What needs to be done - Track down the lines that contain "script" and copy them.
------ Stored rows
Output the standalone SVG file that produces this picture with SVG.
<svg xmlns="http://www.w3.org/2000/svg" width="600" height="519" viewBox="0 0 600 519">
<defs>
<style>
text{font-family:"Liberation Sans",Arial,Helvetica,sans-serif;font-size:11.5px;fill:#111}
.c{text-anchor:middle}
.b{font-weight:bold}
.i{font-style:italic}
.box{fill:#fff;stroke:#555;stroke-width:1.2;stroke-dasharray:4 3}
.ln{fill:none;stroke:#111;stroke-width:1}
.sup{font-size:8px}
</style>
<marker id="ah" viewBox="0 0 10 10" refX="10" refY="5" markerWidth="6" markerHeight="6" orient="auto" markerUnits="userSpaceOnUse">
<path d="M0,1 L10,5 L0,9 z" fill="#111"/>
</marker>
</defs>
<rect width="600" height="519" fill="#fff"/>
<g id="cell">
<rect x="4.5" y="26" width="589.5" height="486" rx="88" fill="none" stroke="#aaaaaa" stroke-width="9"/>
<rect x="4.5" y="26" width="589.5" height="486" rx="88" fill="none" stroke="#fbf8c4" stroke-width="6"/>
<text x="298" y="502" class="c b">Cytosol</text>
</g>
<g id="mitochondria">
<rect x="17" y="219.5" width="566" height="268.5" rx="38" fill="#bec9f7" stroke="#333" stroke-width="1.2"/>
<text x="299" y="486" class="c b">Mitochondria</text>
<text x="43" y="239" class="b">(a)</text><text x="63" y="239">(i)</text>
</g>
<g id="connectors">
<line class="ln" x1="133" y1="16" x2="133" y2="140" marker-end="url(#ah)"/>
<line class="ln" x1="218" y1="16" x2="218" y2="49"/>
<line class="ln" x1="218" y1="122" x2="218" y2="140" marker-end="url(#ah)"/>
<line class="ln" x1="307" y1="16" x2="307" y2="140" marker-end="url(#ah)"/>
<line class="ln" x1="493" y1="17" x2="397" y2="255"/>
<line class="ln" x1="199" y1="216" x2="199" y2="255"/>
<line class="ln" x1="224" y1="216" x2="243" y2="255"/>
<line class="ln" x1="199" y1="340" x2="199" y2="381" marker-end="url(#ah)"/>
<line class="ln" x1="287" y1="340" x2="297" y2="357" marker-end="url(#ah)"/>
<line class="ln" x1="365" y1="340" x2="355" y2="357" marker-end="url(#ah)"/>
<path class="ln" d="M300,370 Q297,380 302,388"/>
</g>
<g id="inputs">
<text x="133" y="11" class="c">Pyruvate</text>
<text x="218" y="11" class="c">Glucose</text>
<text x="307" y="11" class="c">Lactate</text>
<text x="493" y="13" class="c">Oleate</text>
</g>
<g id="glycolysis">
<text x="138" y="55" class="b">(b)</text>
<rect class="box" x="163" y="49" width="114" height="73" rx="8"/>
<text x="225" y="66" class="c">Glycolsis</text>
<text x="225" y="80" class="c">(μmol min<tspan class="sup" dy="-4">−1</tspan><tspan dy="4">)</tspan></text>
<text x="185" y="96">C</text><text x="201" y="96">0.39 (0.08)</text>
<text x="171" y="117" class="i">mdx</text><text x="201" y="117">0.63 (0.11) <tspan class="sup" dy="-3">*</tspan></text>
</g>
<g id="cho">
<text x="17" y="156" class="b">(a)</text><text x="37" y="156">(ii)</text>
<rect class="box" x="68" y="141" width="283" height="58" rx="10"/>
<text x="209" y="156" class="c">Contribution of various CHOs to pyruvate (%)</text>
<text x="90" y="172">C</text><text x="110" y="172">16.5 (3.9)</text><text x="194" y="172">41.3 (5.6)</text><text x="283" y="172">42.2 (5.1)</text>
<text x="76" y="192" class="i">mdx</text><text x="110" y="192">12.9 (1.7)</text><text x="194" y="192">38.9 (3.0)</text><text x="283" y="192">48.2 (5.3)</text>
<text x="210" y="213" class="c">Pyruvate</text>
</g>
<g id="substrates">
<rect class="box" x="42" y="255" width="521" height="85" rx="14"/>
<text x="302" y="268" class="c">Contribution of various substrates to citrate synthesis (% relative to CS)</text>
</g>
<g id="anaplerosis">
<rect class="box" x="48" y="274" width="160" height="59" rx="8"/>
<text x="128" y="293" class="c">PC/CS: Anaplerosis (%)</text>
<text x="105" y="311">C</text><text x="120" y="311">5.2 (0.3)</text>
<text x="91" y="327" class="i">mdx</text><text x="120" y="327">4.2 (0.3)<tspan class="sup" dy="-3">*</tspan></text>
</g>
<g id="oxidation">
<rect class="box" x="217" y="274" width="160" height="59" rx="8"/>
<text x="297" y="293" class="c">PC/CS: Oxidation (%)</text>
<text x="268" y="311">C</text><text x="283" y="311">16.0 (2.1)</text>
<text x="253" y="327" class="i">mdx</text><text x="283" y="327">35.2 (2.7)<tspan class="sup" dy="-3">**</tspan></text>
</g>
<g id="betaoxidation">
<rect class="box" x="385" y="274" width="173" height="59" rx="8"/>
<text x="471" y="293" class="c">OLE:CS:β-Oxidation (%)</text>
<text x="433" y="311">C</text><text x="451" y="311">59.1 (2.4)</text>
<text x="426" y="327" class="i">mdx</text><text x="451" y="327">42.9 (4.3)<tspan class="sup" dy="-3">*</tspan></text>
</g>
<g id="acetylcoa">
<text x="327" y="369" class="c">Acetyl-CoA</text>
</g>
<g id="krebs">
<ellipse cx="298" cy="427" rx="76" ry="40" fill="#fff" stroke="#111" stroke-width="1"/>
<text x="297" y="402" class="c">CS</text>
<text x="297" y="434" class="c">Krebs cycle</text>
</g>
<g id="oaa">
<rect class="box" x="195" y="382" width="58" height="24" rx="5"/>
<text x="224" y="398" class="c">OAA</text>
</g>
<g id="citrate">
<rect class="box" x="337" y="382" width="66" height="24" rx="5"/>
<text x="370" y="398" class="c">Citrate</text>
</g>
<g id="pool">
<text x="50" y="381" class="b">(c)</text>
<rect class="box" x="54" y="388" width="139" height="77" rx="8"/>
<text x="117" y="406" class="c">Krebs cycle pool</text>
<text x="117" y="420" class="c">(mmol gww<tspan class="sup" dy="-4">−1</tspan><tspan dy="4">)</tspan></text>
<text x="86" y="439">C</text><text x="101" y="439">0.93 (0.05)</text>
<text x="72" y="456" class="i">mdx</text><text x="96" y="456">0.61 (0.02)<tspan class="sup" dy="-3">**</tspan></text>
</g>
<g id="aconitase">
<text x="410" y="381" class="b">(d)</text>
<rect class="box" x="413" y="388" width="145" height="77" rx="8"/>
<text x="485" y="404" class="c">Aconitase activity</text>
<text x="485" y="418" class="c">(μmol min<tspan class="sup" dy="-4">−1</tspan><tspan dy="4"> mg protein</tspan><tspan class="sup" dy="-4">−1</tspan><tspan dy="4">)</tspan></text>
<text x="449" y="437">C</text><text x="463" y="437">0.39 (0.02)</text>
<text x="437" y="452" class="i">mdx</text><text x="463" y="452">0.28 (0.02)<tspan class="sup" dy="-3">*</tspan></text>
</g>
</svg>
------------
------ Stored rows
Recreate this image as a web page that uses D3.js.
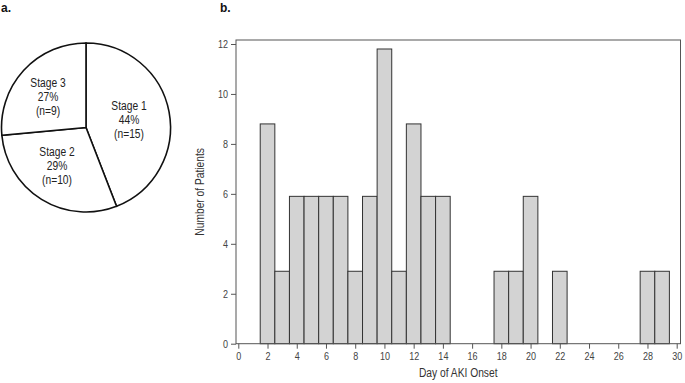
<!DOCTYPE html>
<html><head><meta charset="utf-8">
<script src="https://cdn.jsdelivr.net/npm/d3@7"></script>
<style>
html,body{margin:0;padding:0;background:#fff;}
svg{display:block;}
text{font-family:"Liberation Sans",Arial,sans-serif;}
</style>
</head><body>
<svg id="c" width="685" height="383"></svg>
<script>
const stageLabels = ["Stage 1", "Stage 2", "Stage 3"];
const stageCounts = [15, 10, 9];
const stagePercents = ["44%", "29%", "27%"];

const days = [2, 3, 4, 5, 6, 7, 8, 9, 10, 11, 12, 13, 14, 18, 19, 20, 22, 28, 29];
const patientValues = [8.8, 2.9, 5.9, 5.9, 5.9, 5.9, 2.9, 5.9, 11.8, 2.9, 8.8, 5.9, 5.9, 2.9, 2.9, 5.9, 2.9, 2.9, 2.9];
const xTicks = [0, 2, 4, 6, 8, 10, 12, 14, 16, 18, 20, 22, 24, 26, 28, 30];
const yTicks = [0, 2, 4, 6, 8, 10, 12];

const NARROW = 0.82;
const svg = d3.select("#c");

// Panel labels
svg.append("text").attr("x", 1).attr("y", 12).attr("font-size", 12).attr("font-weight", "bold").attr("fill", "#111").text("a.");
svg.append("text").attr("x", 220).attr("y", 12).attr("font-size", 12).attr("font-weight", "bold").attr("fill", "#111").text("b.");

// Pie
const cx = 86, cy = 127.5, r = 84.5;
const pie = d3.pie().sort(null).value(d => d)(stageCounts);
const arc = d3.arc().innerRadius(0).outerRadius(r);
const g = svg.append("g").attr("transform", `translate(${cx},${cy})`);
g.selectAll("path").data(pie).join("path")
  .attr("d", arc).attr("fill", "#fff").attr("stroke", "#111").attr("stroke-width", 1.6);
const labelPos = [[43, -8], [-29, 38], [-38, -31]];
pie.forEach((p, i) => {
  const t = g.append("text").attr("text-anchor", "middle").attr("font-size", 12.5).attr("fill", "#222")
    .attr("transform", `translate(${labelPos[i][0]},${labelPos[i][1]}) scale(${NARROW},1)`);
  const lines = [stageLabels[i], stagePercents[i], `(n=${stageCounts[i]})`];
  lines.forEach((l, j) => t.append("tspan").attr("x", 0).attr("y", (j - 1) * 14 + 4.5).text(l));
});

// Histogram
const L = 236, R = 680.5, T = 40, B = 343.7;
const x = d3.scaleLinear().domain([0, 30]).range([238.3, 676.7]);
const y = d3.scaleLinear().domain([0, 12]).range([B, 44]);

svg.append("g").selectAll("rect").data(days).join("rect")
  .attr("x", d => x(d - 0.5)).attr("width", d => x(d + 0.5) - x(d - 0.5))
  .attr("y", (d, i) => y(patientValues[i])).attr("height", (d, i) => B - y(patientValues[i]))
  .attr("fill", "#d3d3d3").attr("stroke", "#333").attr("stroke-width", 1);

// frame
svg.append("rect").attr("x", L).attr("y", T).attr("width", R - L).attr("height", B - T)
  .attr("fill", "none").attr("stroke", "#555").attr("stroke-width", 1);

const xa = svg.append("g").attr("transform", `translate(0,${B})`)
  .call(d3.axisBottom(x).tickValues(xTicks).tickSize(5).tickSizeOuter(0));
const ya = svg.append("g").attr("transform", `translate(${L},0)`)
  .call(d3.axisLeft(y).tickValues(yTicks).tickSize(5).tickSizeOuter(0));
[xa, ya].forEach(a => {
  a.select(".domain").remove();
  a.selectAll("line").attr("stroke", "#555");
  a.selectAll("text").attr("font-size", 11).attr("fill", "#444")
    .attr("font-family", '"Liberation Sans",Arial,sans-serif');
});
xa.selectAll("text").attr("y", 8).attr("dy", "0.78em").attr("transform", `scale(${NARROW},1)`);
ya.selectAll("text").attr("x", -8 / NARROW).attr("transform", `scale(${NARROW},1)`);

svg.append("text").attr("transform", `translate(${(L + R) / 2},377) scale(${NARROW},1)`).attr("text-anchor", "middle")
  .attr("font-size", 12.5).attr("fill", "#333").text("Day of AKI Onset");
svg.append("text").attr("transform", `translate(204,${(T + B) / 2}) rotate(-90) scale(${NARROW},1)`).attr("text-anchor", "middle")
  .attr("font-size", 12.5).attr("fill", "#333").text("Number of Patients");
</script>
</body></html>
------------
------ Stored rows
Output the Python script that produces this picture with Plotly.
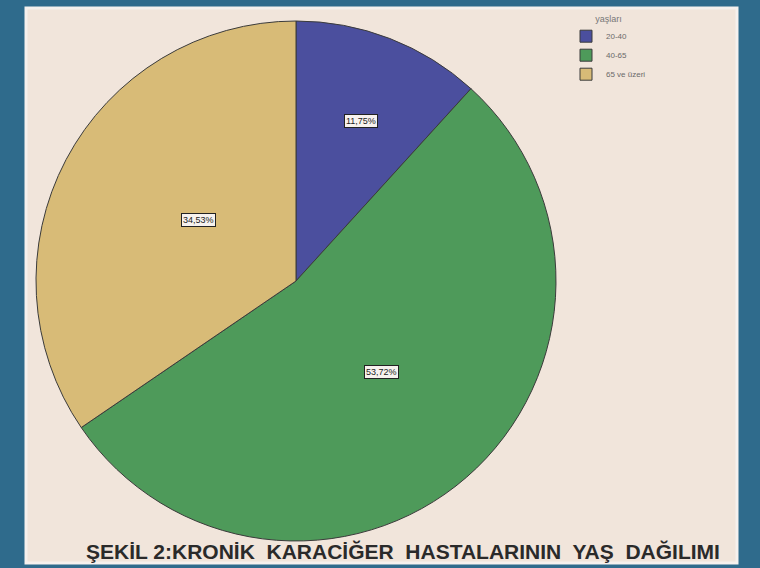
------------
Full output -
<script src="https://cdn.jsdelivr.net/npm/d3@7"></script>
<script>
</script>
Output the Python script that produces this picture with Plotly.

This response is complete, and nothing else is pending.